## WHAT IS REQUIRED
Nothing outside the lines from the one containing "Write a Python" through the one containing "line=dict(width=0))))" should be copied, and no pictures either. Copy those lines exactly.

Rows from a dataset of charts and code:
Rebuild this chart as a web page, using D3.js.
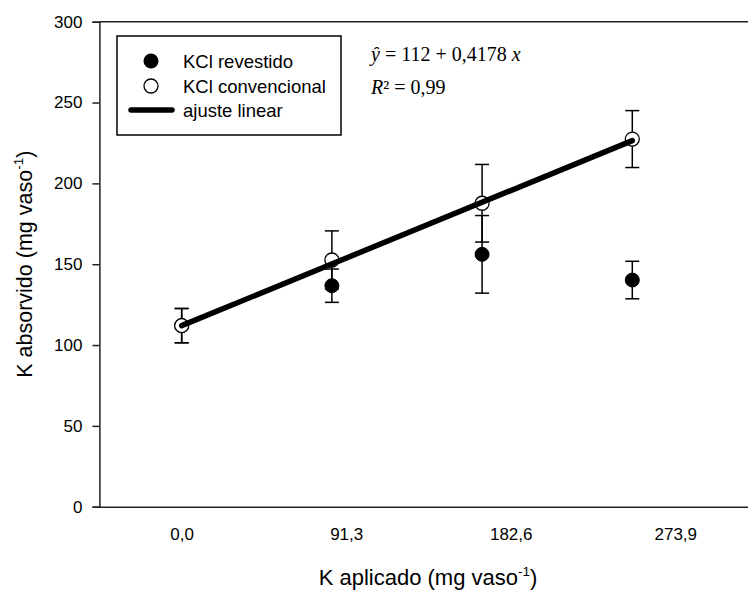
<!DOCTYPE html>
<html>
<head>
<meta charset="utf-8">
<script src="https://cdn.jsdelivr.net/npm/d3@7"></script>
<style>
  html, body { margin: 0; padding: 0; background: #fff; }
  svg { display: block; }
</style>
</head>
<body>
<svg id="chart" width="748" height="590"></svg>
<script>
// ---- data ----
const doses = [0, 91.3, 182.6, 273.9];
const xTickValues = [0, 100, 200, 300];
const xTickLabels = ["0,0", "91,3", "182,6", "273,9"];
const yTickValues = [0, 50, 100, 150, 200, 250, 300];
const revestido = [112, 136.7, 156.1, 140.2];
const revestidoErr = [10.6, 10.3, 24.0, 11.6];
const convencional = [112, 152.6, 187.7, 227.4];
const convencionalErr = [10.6, 18.0, 24.0, 17.6];
const fitIntercept = 112;
const fitSlope = 0.4178;
const legendLabels = ["KCl revestido", "KCl convencional", "ajuste linear"];

// ---- layout ----
const svg = d3.select("#chart");
const sans = "'Liberation Sans', Arial, sans-serif";
const serif = "'Liberation Serif', 'Times New Roman', serif";
const pLeft = 99.4, pRight = 757.5, pTop = 21.7, pBottom = 506.7;

const x = d3.scaleLinear().domain([-50, 350]).range([pLeft, pRight]);
const y = d3.scaleLinear().domain([0, 300]).range([pBottom, pTop]);

const axisColor = "#222";

// frame: top line
svg.append("line").attr("x1", pLeft).attr("x2", pRight).attr("y1", pTop).attr("y2", pTop)
  .attr("stroke", axisColor).attr("stroke-width", 1.5);

// y axis
const yAxis = d3.axisLeft(y).tickValues(yTickValues).tickSize(7).tickPadding(10).tickFormat(d3.format("d"));
const gy = svg.append("g").attr("transform", `translate(${pLeft},0)`).call(yAxis);
gy.select(".domain").attr("stroke", axisColor).attr("stroke-width", 1.5);
gy.selectAll(".tick line").attr("stroke", axisColor).attr("stroke-width", 1.5);
gy.selectAll(".tick text").attr("font-family", sans).attr("font-size", 17).attr("fill", "#000");

// x axis
const xAxis = d3.axisBottom(x).tickValues(xTickValues).tickSize(0).tickPadding(21)
  .tickFormat((d, i) => xTickLabels[i]);
const gx = svg.append("g").attr("transform", `translate(0,${pBottom})`).call(xAxis);
gx.select(".domain").attr("stroke", axisColor).attr("stroke-width", 1.5);
gx.selectAll(".tick text").attr("font-family", sans).attr("font-size", 17).attr("fill", "#000");

// axis titles
const xt = svg.append("text").attr("x", 428).attr("y", 585).attr("text-anchor", "middle")
  .attr("font-family", sans).attr("font-size", 22).attr("fill", "#000");
xt.append("tspan").text("K aplicado (mg vaso");
xt.append("tspan").attr("dy", -9).attr("font-size", 13.5).text("-1");
xt.append("tspan").attr("dy", 9).text(")");

const yt = svg.append("text").attr("transform", `translate(32,${(pTop + pBottom) / 2}) rotate(-90)`)
  .attr("text-anchor", "middle").attr("font-family", sans).attr("font-size", 21.5).attr("fill", "#000");
yt.append("tspan").text("K absorvido (mg vaso");
yt.append("tspan").attr("dy", -9).attr("font-size", 13.5).text("-1");
yt.append("tspan").attr("dy", 9).text(")");

// error bars
function errorBars(vals, errs, cls) {
  const g = svg.append("g").attr("class", cls);
  doses.forEach((d, i) => {
    const cx = x(d), y1 = y(vals[i] + errs[i]), y2 = y(vals[i] - errs[i]);
    g.append("line").attr("x1", cx).attr("x2", cx).attr("y1", y1).attr("y2", y2)
      .attr("stroke", "#000").attr("stroke-width", 1.5);
    [y1, y2].forEach(yy => g.append("line").attr("x1", cx - 7).attr("x2", cx + 7)
      .attr("y1", yy).attr("y2", yy).attr("stroke", "#000").attr("stroke-width", 1.5));
  });
}
errorBars(revestido, revestidoErr, "err-rev");
errorBars(convencional, convencionalErr, "err-conv");

// points
svg.append("g").selectAll("circle").data(doses).join("circle")
  .attr("cx", d => x(d)).attr("cy", (d, i) => y(revestido[i])).attr("r", 7)
  .attr("fill", "#000").attr("stroke", "#000").attr("stroke-width", 1);
svg.append("g").selectAll("circle").data(doses).join("circle")
  .attr("cx", d => x(d)).attr("cy", (d, i) => y(convencional[i])).attr("r", 7)
  .attr("fill", "#fff").attr("stroke", "#000").attr("stroke-width", 1.3);

// fitted line
const fitX = [doses[0], doses[doses.length - 1]];
svg.append("path")
  .attr("d", d3.line().x(d => x(d)).y(d => y(fitIntercept + fitSlope * d))(fitX))
  .attr("stroke", "#000").attr("stroke-width", 5.5).attr("fill", "none").attr("stroke-linecap", "round");

// legend
const lg = svg.append("g");
lg.append("rect").attr("x", 117).attr("y", 36).attr("width", 224).attr("height", 99)
  .attr("fill", "#fff").attr("stroke", "#000").attr("stroke-width", 1.5);
lg.append("circle").attr("cx", 151).attr("cy", 61).attr("r", 7.5).attr("fill", "#000");
lg.append("circle").attr("cx", 151).attr("cy", 86).attr("r", 7).attr("fill", "#fff")
  .attr("stroke", "#000").attr("stroke-width", 1.3);
lg.append("line").attr("x1", 131).attr("x2", 172).attr("y1", 110).attr("y2", 110)
  .attr("stroke", "#000").attr("stroke-width", 5.5).attr("stroke-linecap", "round");
[68, 93, 117].forEach((by, i) => lg.append("text").attr("x", 183).attr("y", by)
  .attr("font-family", sans).attr("font-size", 18.5).attr("fill", "#000").text(legendLabels[i]));

// equation
const eq = svg.append("text").attr("x", 371).attr("y", 61).attr("font-family", serif)
  .attr("font-size", 20).attr("fill", "#000");
eq.append("tspan").attr("font-style", "italic").text("ŷ");
eq.append("tspan").text(" = " + fitIntercept + " + " + String(fitSlope).replace(".", ",") + " ");
eq.append("tspan").attr("font-style", "italic").text("x");
const r2 = svg.append("text").attr("x", 371).attr("y", 94).attr("font-family", serif)
  .attr("font-size", 20).attr("fill", "#000");
r2.append("tspan").attr("font-style", "italic").text("R");
r2.append("tspan").text("² = 0,99");
</script>
</body>
</html>
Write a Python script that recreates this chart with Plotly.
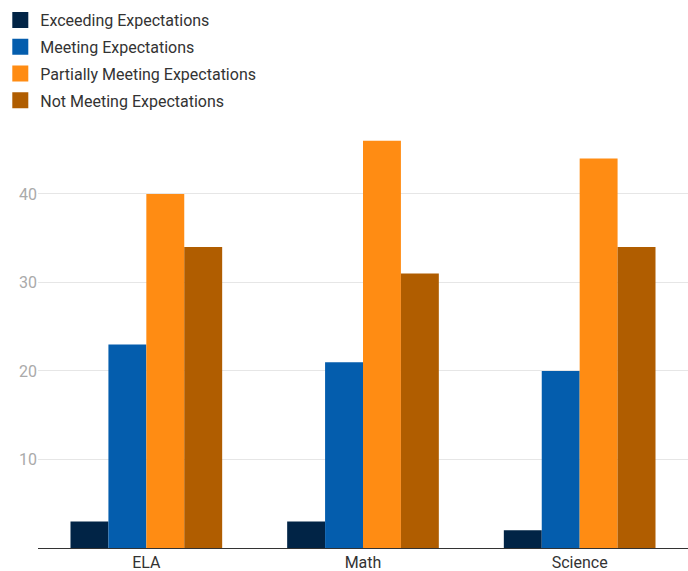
import plotly.graph_objects as go

subjects = ["ELA", "Math", "Science"]
levels = ["Exceeding Expectations", "Meeting Expectations",
          "Partially Meeting Expectations", "Not Meeting Expectations"]
exceeding = [3, 3, 2]
meeting = [23, 21, 20]
partially = [40, 46, 44]
not_meeting = [34, 31, 34]
colors = ["#012446", "#045DAD", "#FF8C13", "#B05D00"]
y_ticks = [10, 20, 30, 40]

series = [exceeding, meeting, partially, not_meeting]

fig = go.Figure()
for name, vals, col in zip(levels, series, colors):
    fig.add_trace(go.Bar(x=subjects, y=vals, name=name, marker_color=col,
                         marker_line_width=0, showlegend=False))
# square swatches for the legend, one group each so the row gap can be set
for name, col in zip(levels, colors):
    fig.add_trace(go.Scatter(x=[None], y=[None], mode="markers", name=name,
                             legendgroup=name,
                             marker=dict(symbol="square", size=16, color=col,
                                         line=dict(width=0))))

W, H = 688, 571
left, right, top, bottom = 36, 0, 132, 23
fig.update_layout(
    width=W, height=H,
    margin=dict(l=left, r=right, t=top, b=bottom, pad=0),
    paper_bgcolor="white", plot_bgcolor="white",
    font=dict(family="Roboto", size=16, color="#333333"),
    barmode="group", bargap=0.30, bargroupgap=0,
    showlegend=True,
    legend=dict(x=-0.058, y=1.31, xanchor="left", yanchor="top",
                font=dict(size=16, color="#333333"), itemsizing="trace",
                itemwidth=30, bgcolor="rgba(0,0,0,0)", tracegroupgap=3),
    xaxis=dict(showgrid=False, showline=True, linecolor="#333333", linewidth=1,
               ticks="", ticklabelstandoff=0, automargin=False,
               tickfont=dict(size=16, color="#333333")),
    yaxis=dict(range=[0, 47], tickvals=y_ticks, showgrid=True,
               gridcolor="#e6e6e6", gridwidth=1, zeroline=False,
               showline=False, ticks="", automargin=False,
               tickfont=dict(size=16, color="#aaaaaa")),
)

fig.write_html("out.html")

## FULL OUTPUT
Write a Python script that recreates this chart with Plotly.
import plotly.graph_objects as go

subjects = ["ELA", "Math", "Science"]
levels = ["Exceeding Expectations", "Meeting Expectations",
          "Partially Meeting Expectations", "Not Meeting Expectations"]
exceeding = [3, 3, 2]
meeting = [23, 21, 20]
partially = [40, 46, 44]
not_meeting = [34, 31, 34]
colors = ["#012446", "#045DAD", "#FF8C13", "#B05D00"]
y_ticks = [10, 20, 30, 40]

series = [exceeding, meeting, partially, not_meeting]

fig = go.Figure()
for name, vals, col in zip(levels, series, colors):
    fig.add_trace(go.Bar(x=subjects, y=vals, name=name, marker_color=col,
                         marker_line_width=0, showlegend=False))
# square swatches for the legend, one group each so the row gap can be set
for name, col in zip(levels, colors):
    fig.add_trace(go.Scatter(x=[None], y=[None], mode="markers", name=name,
                             legendgroup=name,
                             marker=dict(symbol="square", size=16, color=col,
                                         line=dict(width=0))))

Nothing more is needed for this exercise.